A talk about race

Published 11:29 am Thursday, April 30, 2015

For 90 minutes we talked about race. Calmly. Compassionately. And productively, I thought.

Faithful reader Alice Brown, a member of the Davie County chapter of the NAACP, had asked to meet with me, to look me up and down and make her own judgments.

Maybe that’s what Starbuck’s had in mind when the coffee company proposed conversations on race. What we had on Monday morning might have been even better.

I confessed to accidental racism — times when I might offend without intention. The heart may have good intentions but the head might have a screw loose. There are times when I don’t know what might offend Mrs. Brown.

We talked about old times — back when the Enterprise-Record published “Colored News.” That was an age ago.

We talked about President Obama. I don’t agree with him politically, but I must confess that he’s an excellent father, husband and example. He seems fun. I’d like to shoot hoops with him or drink a beer. But I’ve always voted for the other guy and would again.

I would like to sit around the bar with President George W. Bush and President Bill Clinton. But not Hillary Clinton. That may prove to be her undoing: She seems to be no fun.

We talked about perceptions of the newspaper in the black community. We talked about the editorial cartoons — an item that frequently offends both liberals and conservatives.

I’d like to meet with a few arch conservatives and liberals and tell them not to be afraid of conflicting ideas. Read The New York Times and Human Events. Accept the concept that you may not have all the facts yet.

It was a morning well spent.

Wallets Galore

Forbidden fruit is the sweetest. Adam and Eve were the first witnesses to that truth. Young grandson Sam, 4, is the more recent example.

While visiting us from Illinois at Easter, he spent a week trying to talk me out of my wallet, finally turning to religion, telling me God teaches us to share.

At church on Easter Sunday, a nice lady asked if I had finally given the child my wallet.

I didn’t and may have earned a reputation as the worst tightwad in America.

Nearly everyone else gave the lad a wallet.

He returned home with five.

His grandparents Carter and Brenda Robertson both gave him their wallets.  His cousin, J.T. Bumgarner, gave him a sports wallet.
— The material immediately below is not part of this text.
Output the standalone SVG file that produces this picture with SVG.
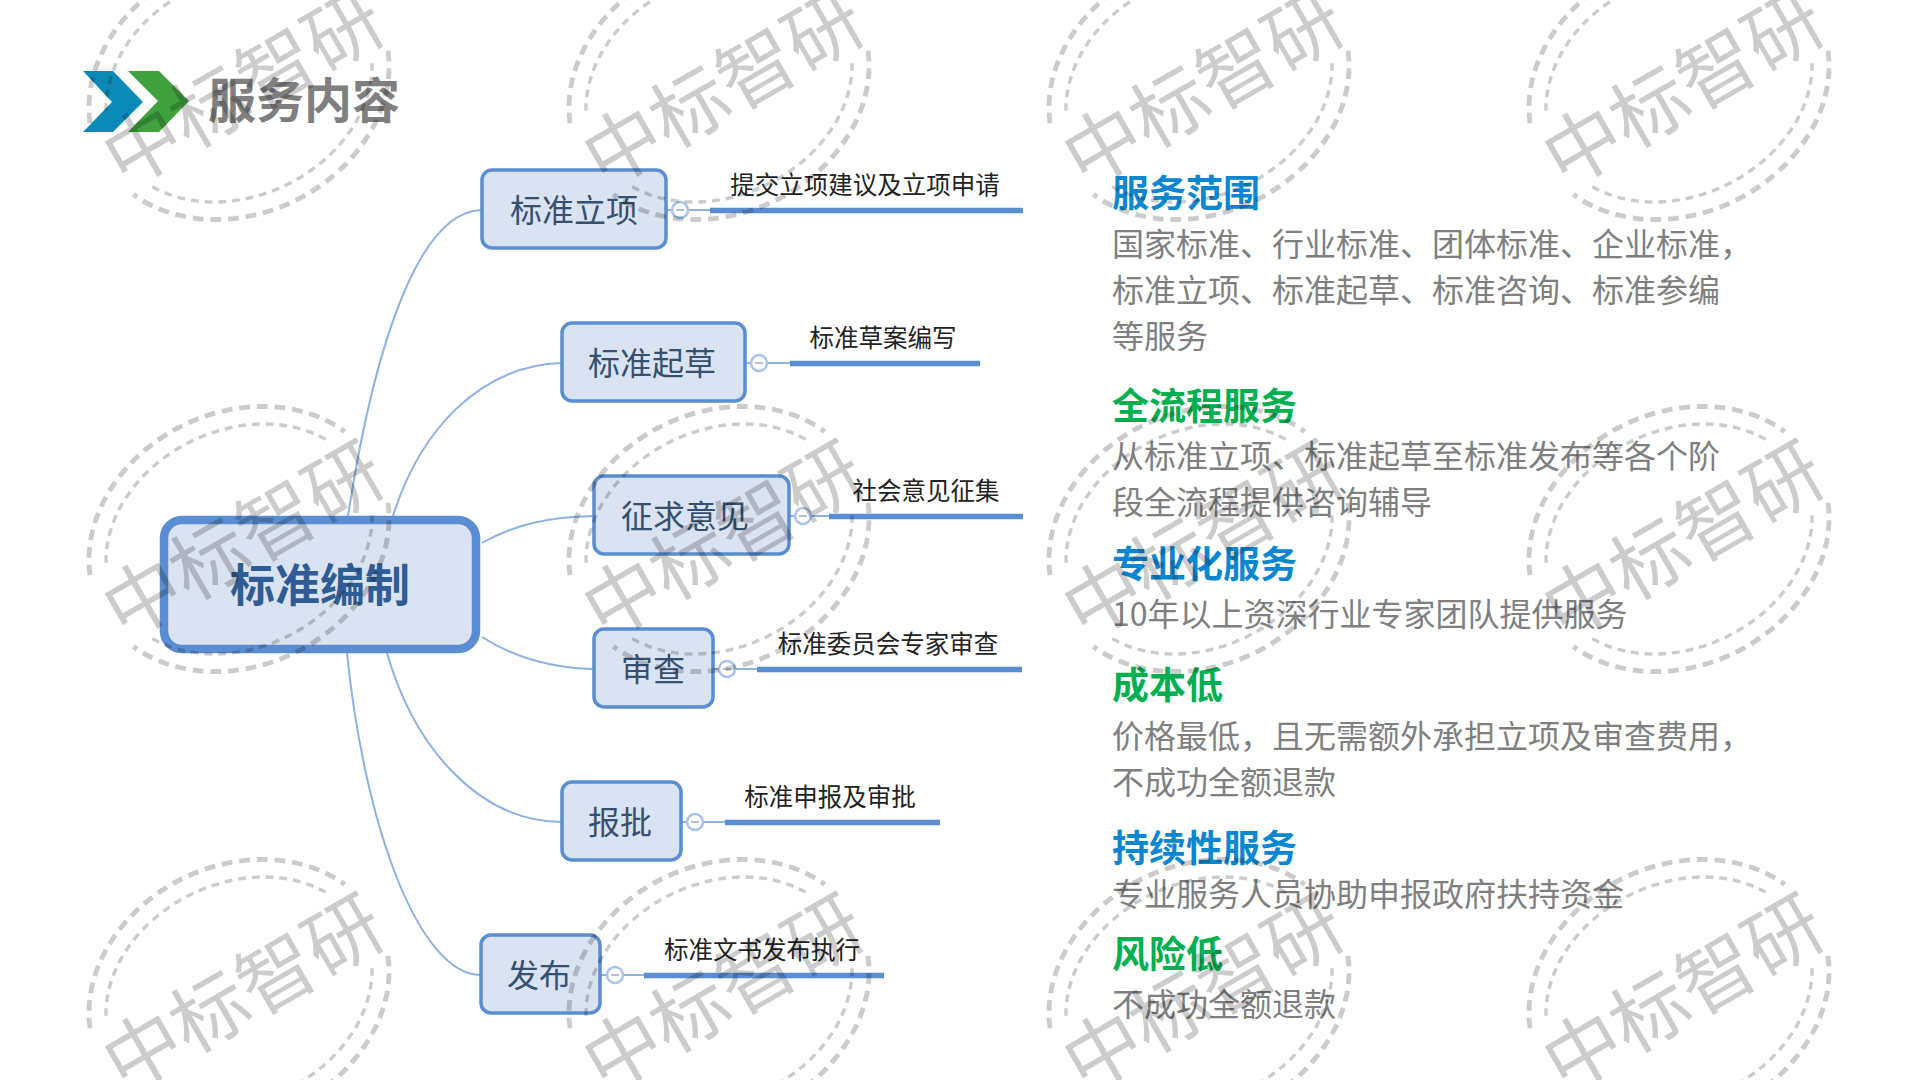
<svg xmlns="http://www.w3.org/2000/svg" width="1920" height="1080" viewBox="0 0 1920 1080">
<style>
text{font-family:"Noto Sans CJK SC","Noto Sans",sans-serif}
.box{fill:#dae3f1;stroke:#5a8dd1;stroke-width:3.5}
.root{fill:#dae3f1;stroke:#5a8dd1;stroke-width:8.500}
.n{font-size:32px;fill:#36506f;text-anchor:middle}
.rt{font-size:45px;font-weight:700;fill:#2f5c94;text-anchor:middle}
.sub{font-size:24.5px;fill:#222;text-anchor:middle}
.c{fill:none;stroke:#8fb2e0;stroke-width:2}
.t{fill:none;stroke:#5a8dd1;stroke-width:5.5}
.k{fill:#fff;stroke:#a9c3ea;stroke-width:2.5}
.m{stroke:#9aa8c4;stroke-width:1.5}
.hb{font-size:37px;font-weight:700;fill:#0a87d0}
.hg{font-size:37px;font-weight:700;fill:#00b050}
.b{font-size:32px;fill:#7f7f7f}
.w1{fill:none;stroke:#000;stroke-opacity:.2;stroke-width:5;stroke-dasharray:11 7}
.w2{fill:none;stroke:#000;stroke-opacity:.2;stroke-width:3.5;stroke-dasharray:8 6}
.wt{font-size:77px;fill:#000;fill-opacity:.2;text-anchor:middle}
</style>
<defs>
<g id="wm">
<g transform="scale(.98)">
<path class="w1" d="M-152 37A158 129 -26 0 1 107.800 -109.700"/>
<path class="w1" d="M152 -37A158 129 -26 0 1 -107.800 109.700"/>
<path class="w2" d="M-135.700 24.300A141 111 -26 0 1 92.400 -99.400"/>
<path class="w2" d="M135.700 -24.300A141 111 -26 0 1 -92.400 99.400"/>
</g>
<text class="wt" transform="translate(4 1) rotate(-30)" y="28">中标智研</text>
</g>
</defs>
<rect width="1920" height="1080" fill="#fff"/>
<g id="header">
<polygon points="83,71 113,71 143,102 113,132 83,132 112,102" fill="#0b8ab7"/>
<polygon points="128,71 159,71 189,101 159,132 128,132 158,101" fill="#3fa23f"/>
<text x="208" y="118" font-size="48" font-weight="700" fill="#7f7f7f">服务内容</text>
</g>
<g id="connectors">
<path class="c" d="M348 516C375 340 420 212 481 210"/>
<path class="c" d="M393 516C420 430 480 366 561 363"/>
<path class="c" d="M482 543C515 524 550 517 593 516"/>
<path class="c" d="M482 637C515 658 550 668 593 669"/>
<path class="c" d="M387 653C415 750 480 821 561 822"/>
<path class="c" d="M347 653C365 830 420 974 480 975"/>
<path class="c" d="M667 210H710M746 363H790M790 516H829M714 669H757M682 822H725M601 975H644"/>
<path class="t" d="M710 210.500H1023M790 363.500H980M829 516.500H1023M757 669.500H1022M725 822.500H940M644 975.500H884"/>
</g>
<g id="root"><rect class="root" x="164" y="520" width="312" height="129" rx="18"/><text class="rt" x="320" y="602">标准编制</text></g>
<g id="n1"><rect class="box" x="482" y="170" width="184" height="78" rx="10"/><text class="n" x="574" y="222">标准立项</text><circle class="k" cx="680" cy="210" r="8"/><path class="m" d="M676 210h8"/><text class="sub" x="865" y="194">提交立项建议及立项申请</text></g>
<g id="n2"><rect class="box" x="562" y="323" width="183" height="78" rx="10"/><text class="n" x="652" y="375">标准起草</text><circle class="k" cx="759" cy="363" r="8"/><path class="m" d="M755 363h8"/><text class="sub" x="883" y="347">标准草案编写</text></g>
<g id="n3"><rect class="box" x="594" y="476" width="195" height="78" rx="10"/><text class="n" x="685" y="528">征求意见</text><circle class="k" cx="803" cy="516" r="8"/><path class="m" d="M799 516h8"/><text class="sub" x="926" y="500">社会意见征集</text></g>
<g id="n4"><rect class="box" x="594" y="629" width="119" height="78" rx="10"/><text class="n" x="653" y="681">审查</text><circle class="k" cx="727" cy="669" r="8"/><path class="m" d="M723 669h8"/><text class="sub" x="888" y="653">标准委员会专家审查</text></g>
<g id="n5"><rect class="box" x="562" y="782" width="119" height="78" rx="10"/><text class="n" x="620" y="834">报批</text><circle class="k" cx="695" cy="822" r="8"/><path class="m" d="M691 822h8"/><text class="sub" x="830" y="806">标准申报及审批</text></g>
<g id="n6"><rect class="box" x="481" y="935" width="119" height="78" rx="10"/><text class="n" x="539" y="987">发布</text><circle class="k" cx="615" cy="975" r="8"/><path class="m" d="M611 975h8"/><text class="sub" x="762" y="959">标准文书发布执行</text></g>
<g id="services">
<text class="hb" x="1112" y="207">服务范围</text>
<text class="b" x="1112" y="256">国家标准、行业标准、团体标准、企业标准，</text>
<text class="b" x="1112" y="302">标准立项、标准起草、标准咨询、标准参编</text>
<text class="b" x="1112" y="348">等服务</text>
<text class="hg" x="1112" y="420">全流程服务</text>
<text class="b" x="1112" y="468">从标准立项、标准起草至标准发布等各个阶</text>
<text class="b" x="1112" y="514">段全流程提供咨询辅导</text>
<text class="hb" x="1112" y="578">专业化服务</text>
<text class="b" x="1112" y="626">10年以上资深行业专家团队提供服务</text>
<text class="hg" x="1112" y="699">成本低</text>
<text class="b" x="1112" y="748">价格最低，且无需额外承担立项及审查费用，</text>
<text class="b" x="1112" y="794">不成功全额退款</text>
<text class="hb" x="1112" y="862">持续性服务</text>
<text class="b" x="1112" y="906">专业服务人员协助申报政府扶持资金</text>
<text class="hg" x="1112" y="968">风险低</text>
<text class="b" x="1112" y="1016">不成功全额退款</text>
</g>
<g id="watermarks">
<use href="#wm" x="239" y="87"/><use href="#wm" x="719" y="87"/><use href="#wm" x="1199" y="87"/><use href="#wm" x="1679" y="87"/>
<use href="#wm" x="239" y="539"/><use href="#wm" x="719" y="539"/><use href="#wm" x="1199" y="539"/><use href="#wm" x="1679" y="539"/>
<use href="#wm" x="239" y="992"/><use href="#wm" x="719" y="992"/><use href="#wm" x="1199" y="992"/><use href="#wm" x="1679" y="992"/>
</g>
</svg>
At the Bixby Presbyterian Church pancake breakfast, Jeanette Cook gave him a wallet almost identical to mine.

He wanted to trade for mine.

Finally, Jean Dinkins of Clemmons, one of the local leaders of the Daughters of the American Revolution, came to the office with a wallet for that poor child.

Her wallet gift is so nice I may keep it and give him mine. But my reputation would sink below tightwad to low-down skunk.